Through an analysis of post-Soviet literature, grassroots movements, and political mass protests, I explore various modes of political subjectivity as they have developed in the Russian Federation and Ukraine after the collapse of the Soviet Union. The research discusses the uses of rhetorical language and protest art as deployed in mass protest actions in Ukraine and Russia by examining the events of the Orange Revolution (2004-05), the Revolution of Dignity (2013-14) in Ukraine, and the White Revolution and some other mass protests in Russia (2011-13).
My work argues that Russian and Ukrainian cultural production developed in different directions after the collapse of the USSR. This difference appears not only in different attitudes toward the past, present, and future of Russia and Ukraine reflected in the novels. It also manifests in other forms of narration and relations to the inherited national literary tradition.

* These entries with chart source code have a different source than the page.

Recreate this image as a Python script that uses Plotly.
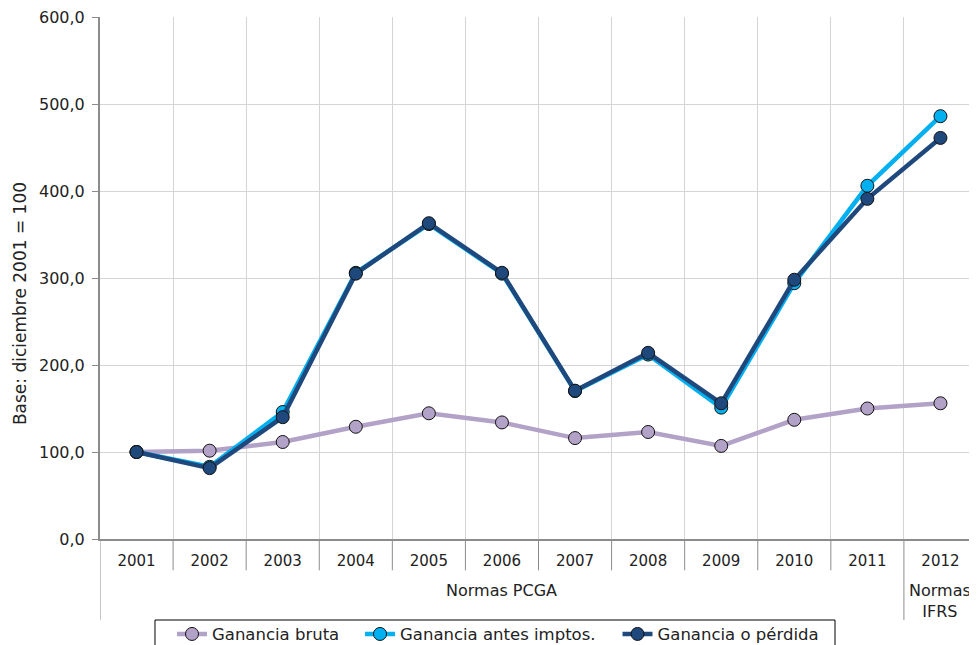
import plotly.graph_objects as go

years = ["2001", "2002", "2003", "2004", "2005", "2006", "2007", "2008", "2009", "2010", "2011", "2012"]
ganancia_bruta = [100.0, 101.5, 111.5, 129.0, 144.5, 134.0, 116.0, 123.0, 107.0, 137.0, 150.0, 156.0]
ganancia_antes_imptos = [100.0, 83.0, 146.0, 306.0, 362.0, 305.0, 170.0, 212.0, 151.0, 294.0, 406.0, 486.0]
ganancia_perdida = [100.0, 81.5, 140.0, 305.0, 363.0, 306.0, 170.5, 214.0, 156.0, 298.0, 391.0, 461.0]
group_labels = ["Normas PCGA", "Normas<br>IFRS"]
y_ticks = [0, 100, 200, 300, 400, 500, 600]
y_title = "Base: diciembre 2001 = 100"

FONT = "DejaVu Sans"
TXT = "#222222"
series = [
    ("Ganancia bruta", ganancia_bruta, "#b3a2c7", "legend", 0.0821),
    ("Ganancia antes imptos.", ganancia_antes_imptos, "#00b0f0", "legend2", 0.2965),
    ("Ganancia o pérdida", ganancia_perdida, "#1f497d", "legend3", 0.5901),
]

fig = go.Figure()
for name, vals, col, lg, _ in series:
    fig.add_trace(go.Scatter(
        x=years, y=vals, name=name, mode="lines+markers", legend=lg,
        line=dict(color=col, width=4.5),
        marker=dict(symbol="circle", size=13, color=col, line=dict(color="#111111", width=1)),
    ))

# separators under the category axis
shapes = []
for i in range(12):
    b = i - 0.5
    deep = (i == 0 or i == 11)
    shapes.append(dict(type="line", xref="x", yref="paper", x0=b, x1=b, y0=0,
                       y1=-0.155 if deep else -0.06,
                       line=dict(color="#8c8c8c", width=1)))
# legend frame
shapes.append(dict(type="rect", xref="paper", yref="paper", x0=0.0627, x1=0.8381,
                   y0=-0.1552, y1=-0.25, line=dict(color="#000000", width=1),
                   fillcolor="rgba(0,0,0,0)"))

annotations = [
    dict(x=5, y=-0.0996, xref="x", yref="paper", text=group_labels[0], showarrow=False,
         font=dict(family=FONT, size=16, color=TXT), yanchor="middle"),
    dict(x=11, y=-0.119, xref="x", yref="paper", text=group_labels[1], showarrow=False,
         font=dict(family=FONT, size=16, color=TXT), yanchor="middle"),
    dict(x=-0.0912, y=0.450, xref="paper", yref="paper", text=y_title, showarrow=False,
         textangle=-90, font=dict(family=FONT, size=17, color=TXT),
         xanchor="center", yanchor="middle"),
]

legend_common = dict(orientation="h", xanchor="left", y=-0.1489, yanchor="top",
                     borderwidth=0, bgcolor="rgba(0,0,0,0)",
                     font=dict(family=FONT, size=16.5, color=TXT), itemwidth=30)

# page body has an 8px margin: compensate so the plot lands at x 100..977, y 17..539
fig.update_layout(
    width=977, height=645,
    margin=dict(l=92, r=8, t=9, b=114, autoexpand=False),
    paper_bgcolor="white", plot_bgcolor="white",
    separators=",.",
    font=dict(family=FONT, size=16, color=TXT),
    showlegend=True,
    legend=dict(x=series[0][4], **legend_common),
    legend2=dict(x=series[1][4], **legend_common),
    legend3=dict(x=series[2][4], **legend_common),
    shapes=shapes,
    annotations=annotations,
)
fig.update_xaxes(
    type="category", range=[-0.5, 11.5],
    showgrid=True, gridcolor="#d4d4d4", gridwidth=1, tickson="boundaries",
    ticks="", showline=True, linecolor="#8c8c8c", linewidth=1.5,
    tickfont=dict(family=FONT, size=15, color=TXT),
    ticklabelstandoff=7,
)
fig.update_yaxes(
    range=[0, 600], tickvals=y_ticks, tickformat=".1f",
    showgrid=True, gridcolor="#d4d4d4", gridwidth=1, zeroline=False,
    showline=True, linecolor="#8c8c8c", linewidth=2,
    ticks="outside", ticklen=6, tickcolor="#8c8c8c",
    tickfont=dict(family=FONT, size=16, color=TXT),
    ticklabelstandoff=4, ticklabeloverflow="allow",
)

fig.write_html("out.html")
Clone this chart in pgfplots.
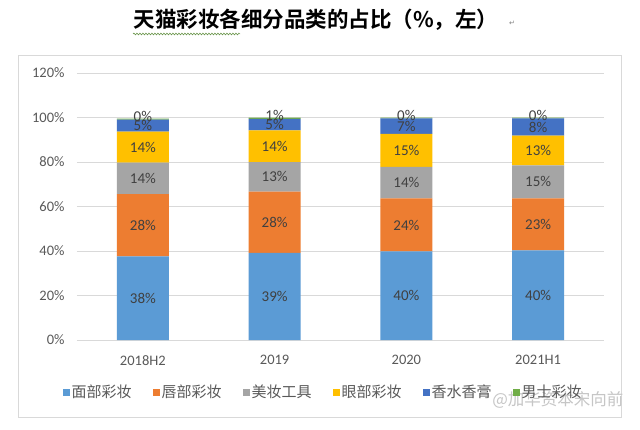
\documentclass[border=0pt]{standalone}
\usepackage{pgfplots}
\pgfplotsset{compat=1.18}
\usetikzlibrary{decorations.pathmorphing}
\usepackage{fontspec}
\setmainfont{Carlito}
\newfontfamily\cjk{Noto Sans CJK SC}
\newfontfamily\cjkb{Noto Sans CJK SC Bold}
\newfontfamily\dejavu{DejaVu Sans}
\definecolor{c1}{HTML}{5B9BD5}
\definecolor{c2}{HTML}{ED7D31}
\definecolor{c3}{HTML}{A5A5A5}
\definecolor{c4}{HTML}{FFC000}
\definecolor{c5}{HTML}{4472C4}
\definecolor{c6}{HTML}{70AD47}
\definecolor{gridc}{HTML}{D9D9D9}
\definecolor{tickc}{HTML}{595959}
\definecolor{labc}{HTML}{404040}
\begin{document}
\begin{tikzpicture}[x=1pt,y=1pt]
\path[fill=white] (0,0) rectangle (640,429);
\draw[gridc, line width=0.8pt] (18.5,12) rectangle (621.5,374);
\node[font=\cjkb\fontsize{21.5}{24}\selectfont, anchor=center] at (316,409) {天猫彩妆各细分品类的占比（\%，左）};
\draw[c6!80!black, line width=0.5pt, decorate, decoration={snake, amplitude=0.9pt, segment length=3pt}] (133,395) -- (240,395);
\node[font=\dejavu\fontsize{7}{8}\selectfont, text=gray] at (512,406) {↵};
\node[font=\cjk\fontsize{16.5}{18}\selectfont, text=gray!45, anchor=east] at (627,29) {@加华资本宋向前};
\begin{axis}[
  at={(77pt,89pt)}, anchor=south west,
  scale only axis, width=527pt, height=267pt,
  ybar stacked, bar width=52pt,
  xmin=-0.5, xmax=3.5, ymin=0, ymax=120,
  xtick={0,1,2,3}, xticklabels={2018H2,2019,2020,2021H1},
  ytick={0,20,40,60,80,100,120},
  yticklabel={\pgfmathprintnumber{\tick}\%},
  /pgf/number format/assume math mode=true,
  ymajorgrids, grid style={draw=gridc, line width=0.9pt},
  axis line style={draw=none},
  major tick style={draw=none},
  tick label style={font=\fontsize{14.5}{16}\selectfont, text=tickc},
  yticklabel style={xshift=-9pt},
  xticklabel style={yshift=-12pt},
  point meta=rawy,
  nodes near coords={\pgfmathprintnumber[fixed,precision=0]{\pgfplotspointmeta}\%},
  every node near coord/.append style={anchor=center, font=\fontsize{15}{16}\selectfont, text=labc},
  legend style={at={(0.467,-0.195)}, anchor=center, draw=none, fill=none, legend columns=6,
    font=\cjk\fontsize{15}{17}\selectfont, text=tickc,
    /tikz/every even column/.append style={column sep=19pt}},
  legend image code/.code={\fill[#1] (0pt,-3.5pt) rectangle (7pt,3.5pt);},
]
\addplot[fill=c1, draw=none] coordinates {(0,37.6) (1,39.2) (2,39.8) (3,40.3)};
\addplot[fill=c2, draw=none] coordinates {(0,28.0) (1,27.5) (2,23.8) (3,23.4)};
\addplot[fill=c3, draw=none] coordinates {(0,14.1) (1,13.3) (2,14.2) (3,14.8)};
\addplot[fill=c4, draw=none] coordinates {(0,14.0) (1,14.2) (2,14.8) (3,13.4)};
\addplot[fill=c5, draw=none] coordinates {(0,5.4) (1,5.2) (2,7.0) (3,7.7)};
\addplot[fill=c6, draw=none, every node near coord/.append style={yshift=3pt}] coordinates {(0,0.4) (1,0.6) (2,0.4) (3,0.4)};
\legend{面部彩妆,唇部彩妆,美妆工具,眼部彩妆,香水香膏,男士彩妆}
\end{axis}
\end{tikzpicture}
\end{document}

Tetyana Dzyadevych is a researcher, commentator, and analyst of contemporary Russian and Ukrainian culture and literature. Currently, she works at the University of Illinois, Urbana-Champaign. Before, she was an assistant professor of Russian and Eastern European studies at Grinnell College (USA) and a visiting scholar at the Davis Center for Russian and Eurasian Studies at Harvard University. Tetyana Dzyadevych was born and raised in Kyiv (Ukraine). She received intellectual training and education in Europe and the USA. She holds a Ph.D. in literary theory from the University of Maria Curie-Sklodowska in Lublin (Poland) and Slavic studies from the University of Illinois at Chicago (USA). Her area of interest is Russian and Ukrainian literature of 19th-21st c., politics and art; and visual and performing arts and pop culture. Her scholarship primarily focuses on works of the late Soviet period, perestroika, and post-Soviet period. Dr. Dzyadevych studies cultural production to explore and explain how art and literature shape and reflect their audiences' political identities.